GIVEN INSTRUCTION
Extract, from the records beneath this instruction, each line that contains the word "LaTeX".

(Entries with chart source code)
========

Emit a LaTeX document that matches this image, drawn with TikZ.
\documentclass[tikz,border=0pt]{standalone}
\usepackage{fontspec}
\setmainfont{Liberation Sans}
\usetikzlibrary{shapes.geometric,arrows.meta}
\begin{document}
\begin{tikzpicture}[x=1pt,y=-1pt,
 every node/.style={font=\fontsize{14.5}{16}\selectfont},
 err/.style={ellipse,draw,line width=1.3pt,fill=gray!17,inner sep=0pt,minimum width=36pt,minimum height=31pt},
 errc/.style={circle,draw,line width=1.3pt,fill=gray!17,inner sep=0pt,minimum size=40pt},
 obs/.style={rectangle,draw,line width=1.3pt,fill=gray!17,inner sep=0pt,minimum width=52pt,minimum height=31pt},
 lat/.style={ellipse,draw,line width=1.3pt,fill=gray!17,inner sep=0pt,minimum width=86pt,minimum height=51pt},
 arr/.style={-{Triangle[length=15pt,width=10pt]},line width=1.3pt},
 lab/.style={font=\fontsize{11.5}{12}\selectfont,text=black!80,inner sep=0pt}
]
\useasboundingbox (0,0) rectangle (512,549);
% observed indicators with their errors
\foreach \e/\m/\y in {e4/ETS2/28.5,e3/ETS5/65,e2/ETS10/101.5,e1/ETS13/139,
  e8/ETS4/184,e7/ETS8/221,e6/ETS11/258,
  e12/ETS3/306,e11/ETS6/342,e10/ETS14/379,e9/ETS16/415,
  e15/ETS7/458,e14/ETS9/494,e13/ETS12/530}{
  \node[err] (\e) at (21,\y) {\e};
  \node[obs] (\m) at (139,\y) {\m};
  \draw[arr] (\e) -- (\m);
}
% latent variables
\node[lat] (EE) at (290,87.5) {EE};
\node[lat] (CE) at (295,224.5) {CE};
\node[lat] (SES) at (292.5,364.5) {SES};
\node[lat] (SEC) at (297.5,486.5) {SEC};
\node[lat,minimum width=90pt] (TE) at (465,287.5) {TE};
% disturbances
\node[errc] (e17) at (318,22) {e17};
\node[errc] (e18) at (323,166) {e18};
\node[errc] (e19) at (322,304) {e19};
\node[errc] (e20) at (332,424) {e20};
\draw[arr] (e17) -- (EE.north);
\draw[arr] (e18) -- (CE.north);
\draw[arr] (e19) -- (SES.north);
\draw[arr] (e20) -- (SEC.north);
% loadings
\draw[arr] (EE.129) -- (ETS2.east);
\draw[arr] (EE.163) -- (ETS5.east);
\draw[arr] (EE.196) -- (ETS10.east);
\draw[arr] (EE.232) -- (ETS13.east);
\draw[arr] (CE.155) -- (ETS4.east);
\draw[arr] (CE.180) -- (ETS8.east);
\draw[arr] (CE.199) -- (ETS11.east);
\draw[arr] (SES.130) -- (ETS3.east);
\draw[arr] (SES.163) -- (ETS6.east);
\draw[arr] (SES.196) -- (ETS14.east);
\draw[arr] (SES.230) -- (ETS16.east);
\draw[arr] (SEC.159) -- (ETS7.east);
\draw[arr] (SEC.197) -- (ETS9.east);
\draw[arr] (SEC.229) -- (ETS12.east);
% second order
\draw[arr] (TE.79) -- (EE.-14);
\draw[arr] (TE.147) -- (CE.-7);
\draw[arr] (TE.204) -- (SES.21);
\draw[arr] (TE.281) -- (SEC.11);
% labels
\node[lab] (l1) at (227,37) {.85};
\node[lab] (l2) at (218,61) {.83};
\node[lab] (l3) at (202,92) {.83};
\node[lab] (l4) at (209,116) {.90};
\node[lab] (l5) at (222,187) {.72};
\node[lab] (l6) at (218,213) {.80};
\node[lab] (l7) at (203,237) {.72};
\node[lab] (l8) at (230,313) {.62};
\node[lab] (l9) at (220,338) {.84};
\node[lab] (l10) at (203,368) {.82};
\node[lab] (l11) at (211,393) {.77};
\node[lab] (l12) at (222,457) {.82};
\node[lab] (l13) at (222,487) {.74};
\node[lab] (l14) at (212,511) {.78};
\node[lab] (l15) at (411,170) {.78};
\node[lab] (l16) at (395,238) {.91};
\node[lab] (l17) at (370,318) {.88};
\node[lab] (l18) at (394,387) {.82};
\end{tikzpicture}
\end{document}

========

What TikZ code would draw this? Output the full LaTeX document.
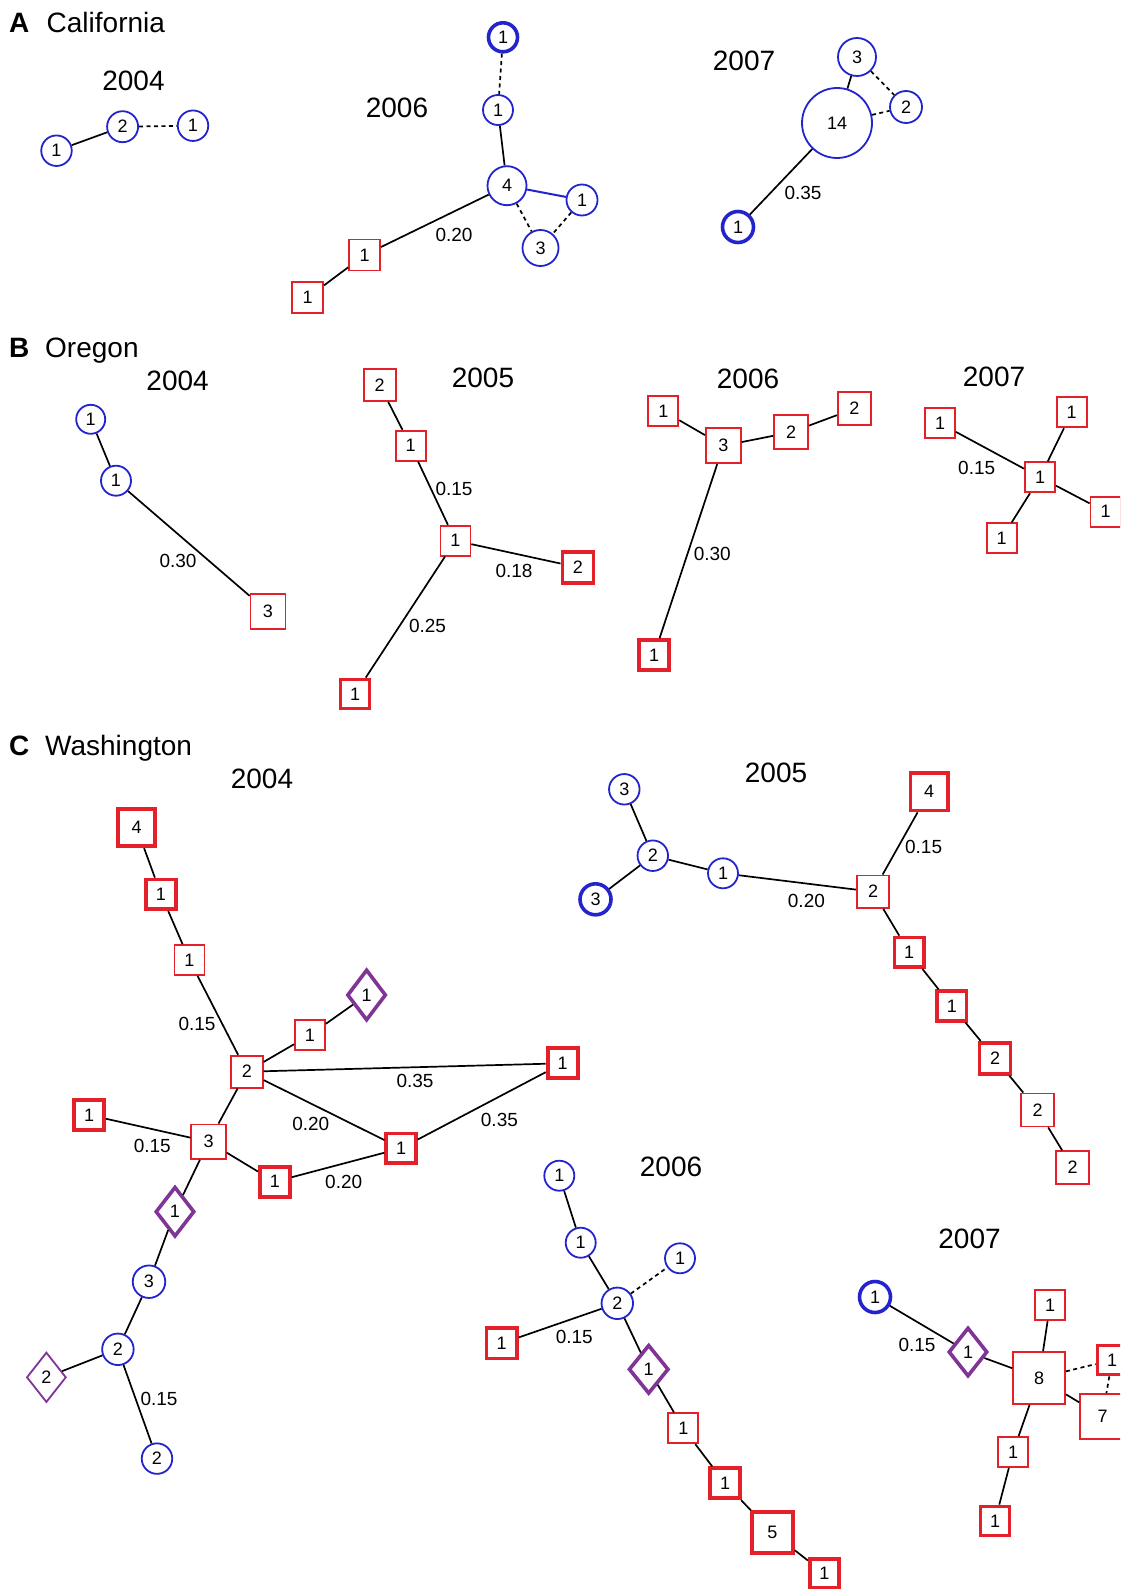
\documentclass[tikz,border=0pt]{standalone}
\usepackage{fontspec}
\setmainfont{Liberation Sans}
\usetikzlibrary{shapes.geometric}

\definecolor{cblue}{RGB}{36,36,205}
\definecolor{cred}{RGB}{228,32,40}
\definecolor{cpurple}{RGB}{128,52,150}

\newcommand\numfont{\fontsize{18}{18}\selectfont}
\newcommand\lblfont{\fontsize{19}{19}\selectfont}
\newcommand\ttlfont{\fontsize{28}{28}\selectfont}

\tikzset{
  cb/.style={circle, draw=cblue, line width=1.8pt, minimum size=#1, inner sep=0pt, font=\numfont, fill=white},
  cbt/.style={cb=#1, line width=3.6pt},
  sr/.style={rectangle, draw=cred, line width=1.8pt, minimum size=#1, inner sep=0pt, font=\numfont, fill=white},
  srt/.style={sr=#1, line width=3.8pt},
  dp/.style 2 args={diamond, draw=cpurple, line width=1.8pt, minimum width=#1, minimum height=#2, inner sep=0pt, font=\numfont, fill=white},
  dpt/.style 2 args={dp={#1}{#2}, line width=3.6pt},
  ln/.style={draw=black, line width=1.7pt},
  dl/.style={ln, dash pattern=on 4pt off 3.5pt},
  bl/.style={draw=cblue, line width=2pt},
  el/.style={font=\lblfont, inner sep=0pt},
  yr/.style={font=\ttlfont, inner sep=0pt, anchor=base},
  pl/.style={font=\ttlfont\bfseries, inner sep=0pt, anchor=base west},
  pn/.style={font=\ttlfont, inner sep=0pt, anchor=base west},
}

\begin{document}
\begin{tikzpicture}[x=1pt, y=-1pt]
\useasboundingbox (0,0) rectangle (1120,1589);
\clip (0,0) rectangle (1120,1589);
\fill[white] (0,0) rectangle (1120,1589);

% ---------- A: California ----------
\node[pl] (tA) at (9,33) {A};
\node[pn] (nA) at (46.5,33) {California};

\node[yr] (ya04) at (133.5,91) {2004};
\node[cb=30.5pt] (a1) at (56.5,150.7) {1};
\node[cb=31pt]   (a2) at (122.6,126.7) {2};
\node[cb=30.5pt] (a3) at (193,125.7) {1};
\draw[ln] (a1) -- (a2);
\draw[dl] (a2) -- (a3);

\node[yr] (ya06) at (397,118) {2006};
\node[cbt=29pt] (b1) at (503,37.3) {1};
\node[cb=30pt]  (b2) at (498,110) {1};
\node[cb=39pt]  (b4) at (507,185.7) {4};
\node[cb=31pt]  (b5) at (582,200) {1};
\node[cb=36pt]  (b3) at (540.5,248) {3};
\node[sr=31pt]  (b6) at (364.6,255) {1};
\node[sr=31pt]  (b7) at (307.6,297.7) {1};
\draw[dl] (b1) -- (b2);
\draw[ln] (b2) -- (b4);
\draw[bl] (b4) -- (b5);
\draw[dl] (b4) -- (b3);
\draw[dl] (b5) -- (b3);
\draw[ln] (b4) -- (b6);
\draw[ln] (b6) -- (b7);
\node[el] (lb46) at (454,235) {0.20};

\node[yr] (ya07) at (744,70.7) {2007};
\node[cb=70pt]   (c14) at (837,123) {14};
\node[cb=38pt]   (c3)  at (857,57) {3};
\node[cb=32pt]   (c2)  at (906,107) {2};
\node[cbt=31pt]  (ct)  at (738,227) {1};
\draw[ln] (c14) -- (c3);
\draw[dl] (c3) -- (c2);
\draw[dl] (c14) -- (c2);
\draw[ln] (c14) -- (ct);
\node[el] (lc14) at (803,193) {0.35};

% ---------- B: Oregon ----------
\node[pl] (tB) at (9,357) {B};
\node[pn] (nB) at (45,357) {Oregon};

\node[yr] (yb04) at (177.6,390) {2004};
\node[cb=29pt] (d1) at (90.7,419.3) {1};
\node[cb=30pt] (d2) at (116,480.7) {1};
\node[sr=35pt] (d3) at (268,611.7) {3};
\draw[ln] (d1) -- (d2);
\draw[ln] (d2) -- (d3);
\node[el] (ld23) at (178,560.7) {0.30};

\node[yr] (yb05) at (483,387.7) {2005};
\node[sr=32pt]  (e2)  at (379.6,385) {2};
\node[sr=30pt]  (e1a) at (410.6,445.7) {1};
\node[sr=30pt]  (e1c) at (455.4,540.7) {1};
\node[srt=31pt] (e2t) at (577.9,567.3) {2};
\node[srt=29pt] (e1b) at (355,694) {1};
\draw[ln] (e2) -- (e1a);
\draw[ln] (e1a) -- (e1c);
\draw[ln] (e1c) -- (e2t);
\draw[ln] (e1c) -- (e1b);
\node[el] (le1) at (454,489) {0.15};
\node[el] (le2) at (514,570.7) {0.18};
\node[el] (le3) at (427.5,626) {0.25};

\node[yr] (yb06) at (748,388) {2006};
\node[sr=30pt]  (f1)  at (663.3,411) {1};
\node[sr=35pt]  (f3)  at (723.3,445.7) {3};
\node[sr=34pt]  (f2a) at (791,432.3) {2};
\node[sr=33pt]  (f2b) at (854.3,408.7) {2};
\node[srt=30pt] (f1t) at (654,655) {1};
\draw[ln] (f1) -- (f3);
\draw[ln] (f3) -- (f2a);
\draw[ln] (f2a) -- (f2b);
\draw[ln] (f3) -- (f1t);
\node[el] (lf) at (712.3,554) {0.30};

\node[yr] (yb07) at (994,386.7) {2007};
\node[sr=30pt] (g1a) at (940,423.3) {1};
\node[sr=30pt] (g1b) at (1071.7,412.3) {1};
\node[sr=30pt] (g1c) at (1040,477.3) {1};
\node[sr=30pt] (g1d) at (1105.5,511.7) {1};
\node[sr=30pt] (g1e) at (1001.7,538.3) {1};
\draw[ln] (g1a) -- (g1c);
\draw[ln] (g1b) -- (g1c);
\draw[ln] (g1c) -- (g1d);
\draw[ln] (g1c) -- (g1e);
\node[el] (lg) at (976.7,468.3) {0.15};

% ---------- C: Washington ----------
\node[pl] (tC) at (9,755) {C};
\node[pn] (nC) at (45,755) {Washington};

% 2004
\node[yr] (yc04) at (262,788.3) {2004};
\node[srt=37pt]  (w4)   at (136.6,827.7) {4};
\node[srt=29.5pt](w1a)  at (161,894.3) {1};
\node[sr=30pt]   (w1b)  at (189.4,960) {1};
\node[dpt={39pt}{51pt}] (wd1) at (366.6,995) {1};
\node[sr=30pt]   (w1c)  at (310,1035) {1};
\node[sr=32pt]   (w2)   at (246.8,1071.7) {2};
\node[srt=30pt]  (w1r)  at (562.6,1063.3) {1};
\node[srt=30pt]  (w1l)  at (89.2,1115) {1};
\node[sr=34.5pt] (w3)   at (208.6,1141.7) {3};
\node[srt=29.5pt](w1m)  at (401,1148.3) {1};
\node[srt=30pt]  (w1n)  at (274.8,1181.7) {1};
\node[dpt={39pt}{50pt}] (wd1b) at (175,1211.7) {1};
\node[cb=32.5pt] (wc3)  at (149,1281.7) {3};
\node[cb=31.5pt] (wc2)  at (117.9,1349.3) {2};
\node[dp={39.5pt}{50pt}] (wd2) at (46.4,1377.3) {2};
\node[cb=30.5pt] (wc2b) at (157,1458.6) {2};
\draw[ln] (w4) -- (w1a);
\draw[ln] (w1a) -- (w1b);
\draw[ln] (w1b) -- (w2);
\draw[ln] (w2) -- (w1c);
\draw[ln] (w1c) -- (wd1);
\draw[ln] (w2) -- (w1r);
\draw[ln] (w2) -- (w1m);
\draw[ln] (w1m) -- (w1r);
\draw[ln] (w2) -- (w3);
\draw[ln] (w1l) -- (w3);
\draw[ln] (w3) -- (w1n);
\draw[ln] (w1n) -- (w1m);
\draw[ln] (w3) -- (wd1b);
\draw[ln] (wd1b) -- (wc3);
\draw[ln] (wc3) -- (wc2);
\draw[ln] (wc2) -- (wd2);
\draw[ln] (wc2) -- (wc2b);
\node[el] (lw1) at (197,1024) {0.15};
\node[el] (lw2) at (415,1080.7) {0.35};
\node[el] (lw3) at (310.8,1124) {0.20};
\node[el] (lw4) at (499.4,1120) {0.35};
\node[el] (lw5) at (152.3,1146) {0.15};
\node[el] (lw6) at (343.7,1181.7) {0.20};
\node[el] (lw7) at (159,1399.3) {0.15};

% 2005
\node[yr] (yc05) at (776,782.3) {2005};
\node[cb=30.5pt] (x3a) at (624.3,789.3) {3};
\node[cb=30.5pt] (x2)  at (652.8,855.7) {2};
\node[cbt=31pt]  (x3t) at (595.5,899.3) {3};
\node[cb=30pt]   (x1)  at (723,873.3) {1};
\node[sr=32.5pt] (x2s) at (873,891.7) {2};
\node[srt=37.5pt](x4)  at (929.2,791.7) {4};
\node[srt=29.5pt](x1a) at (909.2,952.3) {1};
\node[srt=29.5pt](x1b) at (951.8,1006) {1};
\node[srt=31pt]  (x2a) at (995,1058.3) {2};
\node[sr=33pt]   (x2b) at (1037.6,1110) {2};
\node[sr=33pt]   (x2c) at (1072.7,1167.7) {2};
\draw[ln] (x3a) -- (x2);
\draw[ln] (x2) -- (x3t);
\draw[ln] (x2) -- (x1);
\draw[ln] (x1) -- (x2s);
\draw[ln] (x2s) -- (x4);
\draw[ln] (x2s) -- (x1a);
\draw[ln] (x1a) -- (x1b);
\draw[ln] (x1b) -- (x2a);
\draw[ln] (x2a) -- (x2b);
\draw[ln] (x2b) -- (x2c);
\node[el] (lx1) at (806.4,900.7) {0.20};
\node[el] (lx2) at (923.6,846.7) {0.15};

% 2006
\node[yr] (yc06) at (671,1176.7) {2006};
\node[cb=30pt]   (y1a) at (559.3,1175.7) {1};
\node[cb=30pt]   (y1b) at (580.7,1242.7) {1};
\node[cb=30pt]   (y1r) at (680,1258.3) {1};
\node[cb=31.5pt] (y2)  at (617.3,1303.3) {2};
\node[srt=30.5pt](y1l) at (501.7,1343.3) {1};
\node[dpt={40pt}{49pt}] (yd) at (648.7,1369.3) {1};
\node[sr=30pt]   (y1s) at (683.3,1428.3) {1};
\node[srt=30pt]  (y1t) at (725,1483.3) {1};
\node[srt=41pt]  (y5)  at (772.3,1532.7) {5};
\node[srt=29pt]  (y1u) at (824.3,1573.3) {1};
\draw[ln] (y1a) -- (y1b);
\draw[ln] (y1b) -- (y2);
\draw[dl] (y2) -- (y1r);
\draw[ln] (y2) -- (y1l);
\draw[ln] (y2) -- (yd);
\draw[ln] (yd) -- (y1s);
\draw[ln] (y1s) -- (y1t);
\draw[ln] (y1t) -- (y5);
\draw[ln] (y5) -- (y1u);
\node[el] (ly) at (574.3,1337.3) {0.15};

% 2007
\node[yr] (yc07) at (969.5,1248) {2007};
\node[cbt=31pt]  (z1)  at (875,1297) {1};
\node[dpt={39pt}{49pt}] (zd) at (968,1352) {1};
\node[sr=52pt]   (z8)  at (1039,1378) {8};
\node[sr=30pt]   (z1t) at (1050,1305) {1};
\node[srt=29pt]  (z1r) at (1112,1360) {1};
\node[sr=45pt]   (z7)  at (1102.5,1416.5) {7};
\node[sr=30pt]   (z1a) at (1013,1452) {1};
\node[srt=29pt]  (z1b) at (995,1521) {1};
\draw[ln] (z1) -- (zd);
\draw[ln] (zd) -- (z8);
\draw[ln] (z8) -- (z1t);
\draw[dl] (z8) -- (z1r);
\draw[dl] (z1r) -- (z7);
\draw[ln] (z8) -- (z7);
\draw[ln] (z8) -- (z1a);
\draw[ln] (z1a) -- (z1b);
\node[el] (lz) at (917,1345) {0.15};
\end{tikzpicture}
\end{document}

========

RESULT FOR THIS TASK
Emit a LaTeX document that matches this image, drawn with TikZ.
What TikZ code would draw this? Output the full LaTeX document.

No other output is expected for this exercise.